Give every line again exactly as it appears, please, but not the pictures.

* [Supplied data]:
::::::

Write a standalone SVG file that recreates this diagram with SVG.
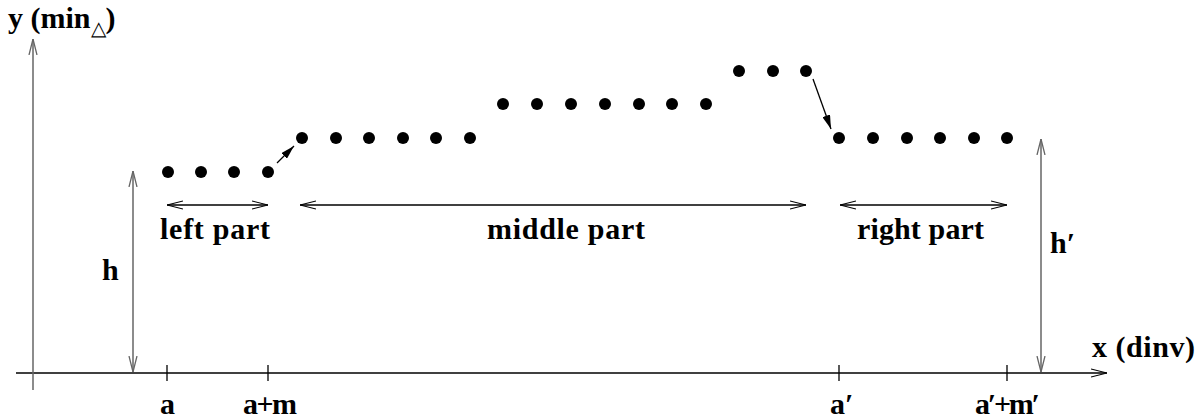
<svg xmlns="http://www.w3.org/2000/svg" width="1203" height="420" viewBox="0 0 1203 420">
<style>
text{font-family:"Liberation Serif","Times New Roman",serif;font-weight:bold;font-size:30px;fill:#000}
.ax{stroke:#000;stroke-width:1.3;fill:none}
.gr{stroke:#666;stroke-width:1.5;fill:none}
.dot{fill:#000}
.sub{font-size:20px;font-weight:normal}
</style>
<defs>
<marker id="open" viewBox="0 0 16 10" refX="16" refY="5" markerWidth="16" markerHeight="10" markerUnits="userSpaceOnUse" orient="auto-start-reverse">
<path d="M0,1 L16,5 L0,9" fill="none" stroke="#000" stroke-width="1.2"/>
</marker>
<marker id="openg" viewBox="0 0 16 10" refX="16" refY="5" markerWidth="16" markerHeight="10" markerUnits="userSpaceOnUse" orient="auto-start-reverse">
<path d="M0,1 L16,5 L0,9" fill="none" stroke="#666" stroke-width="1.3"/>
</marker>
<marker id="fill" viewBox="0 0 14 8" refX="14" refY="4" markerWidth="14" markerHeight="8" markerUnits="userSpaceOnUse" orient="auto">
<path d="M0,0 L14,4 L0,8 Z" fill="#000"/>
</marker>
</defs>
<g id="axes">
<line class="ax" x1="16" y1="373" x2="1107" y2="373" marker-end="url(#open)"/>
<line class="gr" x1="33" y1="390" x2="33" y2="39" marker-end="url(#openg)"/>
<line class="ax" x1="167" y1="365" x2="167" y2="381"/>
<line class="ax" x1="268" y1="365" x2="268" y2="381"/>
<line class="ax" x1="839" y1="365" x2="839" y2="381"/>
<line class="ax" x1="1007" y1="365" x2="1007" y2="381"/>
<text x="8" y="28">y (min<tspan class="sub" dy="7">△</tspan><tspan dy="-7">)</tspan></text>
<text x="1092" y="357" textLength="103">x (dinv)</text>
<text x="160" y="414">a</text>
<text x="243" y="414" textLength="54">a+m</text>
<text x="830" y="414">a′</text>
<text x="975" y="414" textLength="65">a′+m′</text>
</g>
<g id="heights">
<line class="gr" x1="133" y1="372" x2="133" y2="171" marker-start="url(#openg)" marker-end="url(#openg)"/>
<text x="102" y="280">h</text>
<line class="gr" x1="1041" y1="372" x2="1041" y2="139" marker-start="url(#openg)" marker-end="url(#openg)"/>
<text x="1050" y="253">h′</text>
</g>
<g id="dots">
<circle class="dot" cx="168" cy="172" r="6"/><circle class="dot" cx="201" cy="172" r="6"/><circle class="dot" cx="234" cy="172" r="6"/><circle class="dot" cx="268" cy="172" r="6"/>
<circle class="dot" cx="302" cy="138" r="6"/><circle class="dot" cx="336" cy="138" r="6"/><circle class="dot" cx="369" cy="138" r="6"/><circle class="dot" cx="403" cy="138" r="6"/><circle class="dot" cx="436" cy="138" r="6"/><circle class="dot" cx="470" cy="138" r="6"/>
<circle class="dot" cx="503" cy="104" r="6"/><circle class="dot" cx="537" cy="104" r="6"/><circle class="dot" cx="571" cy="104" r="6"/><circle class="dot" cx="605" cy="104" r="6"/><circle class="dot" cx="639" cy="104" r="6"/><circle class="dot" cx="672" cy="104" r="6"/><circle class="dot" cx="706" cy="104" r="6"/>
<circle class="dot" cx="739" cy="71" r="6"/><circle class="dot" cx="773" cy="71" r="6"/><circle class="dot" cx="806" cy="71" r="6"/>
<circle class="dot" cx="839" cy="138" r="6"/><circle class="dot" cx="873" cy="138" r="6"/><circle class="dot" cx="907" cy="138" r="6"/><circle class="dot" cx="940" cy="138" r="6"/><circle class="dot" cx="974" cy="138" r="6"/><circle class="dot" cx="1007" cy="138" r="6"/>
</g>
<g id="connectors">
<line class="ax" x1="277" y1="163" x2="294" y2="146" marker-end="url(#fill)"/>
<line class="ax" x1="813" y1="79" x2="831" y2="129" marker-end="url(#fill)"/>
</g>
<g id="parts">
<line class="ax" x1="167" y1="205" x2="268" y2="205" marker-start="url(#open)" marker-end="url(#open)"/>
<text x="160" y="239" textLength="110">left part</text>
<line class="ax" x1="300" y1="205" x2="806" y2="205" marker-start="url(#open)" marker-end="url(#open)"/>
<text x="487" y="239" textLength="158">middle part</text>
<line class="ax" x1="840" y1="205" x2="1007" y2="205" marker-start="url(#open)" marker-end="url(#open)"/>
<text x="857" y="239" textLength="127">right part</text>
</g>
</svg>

::::::

* [Solution for this problem]:
Write a standalone SVG file that recreates this diagram with SVG.
<svg xmlns="http://www.w3.org/2000/svg" width="1203" height="420" viewBox="0 0 1203 420">
<style>
text{font-family:"Liberation Serif","Times New Roman",serif;font-weight:bold;font-size:30px;fill:#000}
.ax{stroke:#000;stroke-width:1.3;fill:none}
.gr{stroke:#666;stroke-width:1.5;fill:none}
.dot{fill:#000}
.sub{font-size:20px;font-weight:normal}
</style>
<defs>
<marker id="open" viewBox="0 0 16 10" refX="16" refY="5" markerWidth="16" markerHeight="10" markerUnits="userSpaceOnUse" orient="auto-start-reverse">
<path d="M0,1 L16,5 L0,9" fill="none" stroke="#000" stroke-width="1.2"/>
</marker>
<marker id="openg" viewBox="0 0 16 10" refX="16" refY="5" markerWidth="16" markerHeight="10" markerUnits="userSpaceOnUse" orient="auto-start-reverse">
<path d="M0,1 L16,5 L0,9" fill="none" stroke="#666" stroke-width="1.3"/>
</marker>
<marker id="fill" viewBox="0 0 14 8" refX="14" refY="4" markerWidth="14" markerHeight="8" markerUnits="userSpaceOnUse" orient="auto">
<path d="M0,0 L14,4 L0,8 Z" fill="#000"/>
</marker>
</defs>
<g id="axes">
<line class="ax" x1="16" y1="373" x2="1107" y2="373" marker-end="url(#open)"/>
<line class="gr" x1="33" y1="390" x2="33" y2="39" marker-end="url(#openg)"/>
<line class="ax" x1="167" y1="365" x2="167" y2="381"/>
<line class="ax" x1="268" y1="365" x2="268" y2="381"/>
<line class="ax" x1="839" y1="365" x2="839" y2="381"/>
<line class="ax" x1="1007" y1="365" x2="1007" y2="381"/>
<text x="8" y="28">y (min<tspan class="sub" dy="7">△</tspan><tspan dy="-7">)</tspan></text>
<text x="1092" y="357" textLength="103">x (dinv)</text>
<text x="160" y="414">a</text>
<text x="243" y="414" textLength="54">a+m</text>
<text x="830" y="414">a′</text>
<text x="975" y="414" textLength="65">a′+m′</text>
</g>
<g id="heights">
<line class="gr" x1="133" y1="372" x2="133" y2="171" marker-start="url(#openg)" marker-end="url(#openg)"/>
<text x="102" y="280">h</text>
<line class="gr" x1="1041" y1="372" x2="1041" y2="139" marker-start="url(#openg)" marker-end="url(#openg)"/>
<text x="1050" y="253">h′</text>
</g>
<g id="dots">
<circle class="dot" cx="168" cy="172" r="6"/><circle class="dot" cx="201" cy="172" r="6"/><circle class="dot" cx="234" cy="172" r="6"/><circle class="dot" cx="268" cy="172" r="6"/>
<circle class="dot" cx="302" cy="138" r="6"/><circle class="dot" cx="336" cy="138" r="6"/><circle class="dot" cx="369" cy="138" r="6"/><circle class="dot" cx="403" cy="138" r="6"/><circle class="dot" cx="436" cy="138" r="6"/><circle class="dot" cx="470" cy="138" r="6"/>
<circle class="dot" cx="503" cy="104" r="6"/><circle class="dot" cx="537" cy="104" r="6"/><circle class="dot" cx="571" cy="104" r="6"/><circle class="dot" cx="605" cy="104" r="6"/><circle class="dot" cx="639" cy="104" r="6"/><circle class="dot" cx="672" cy="104" r="6"/><circle class="dot" cx="706" cy="104" r="6"/>
<circle class="dot" cx="739" cy="71" r="6"/><circle class="dot" cx="773" cy="71" r="6"/><circle class="dot" cx="806" cy="71" r="6"/>
<circle class="dot" cx="839" cy="138" r="6"/><circle class="dot" cx="873" cy="138" r="6"/><circle class="dot" cx="907" cy="138" r="6"/><circle class="dot" cx="940" cy="138" r="6"/><circle class="dot" cx="974" cy="138" r="6"/><circle class="dot" cx="1007" cy="138" r="6"/>
</g>
<g id="connectors">
<line class="ax" x1="277" y1="163" x2="294" y2="146" marker-end="url(#fill)"/>
<line class="ax" x1="813" y1="79" x2="831" y2="129" marker-end="url(#fill)"/>
</g>
<g id="parts">
<line class="ax" x1="167" y1="205" x2="268" y2="205" marker-start="url(#open)" marker-end="url(#open)"/>
<text x="160" y="239" textLength="110">left part</text>
<line class="ax" x1="300" y1="205" x2="806" y2="205" marker-start="url(#open)" marker-end="url(#open)"/>
<text x="487" y="239" textLength="158">middle part</text>
<line class="ax" x1="840" y1="205" x2="1007" y2="205" marker-start="url(#open)" marker-end="url(#open)"/>
<text x="857" y="239" textLength="127">right part</text>
</g>
</svg>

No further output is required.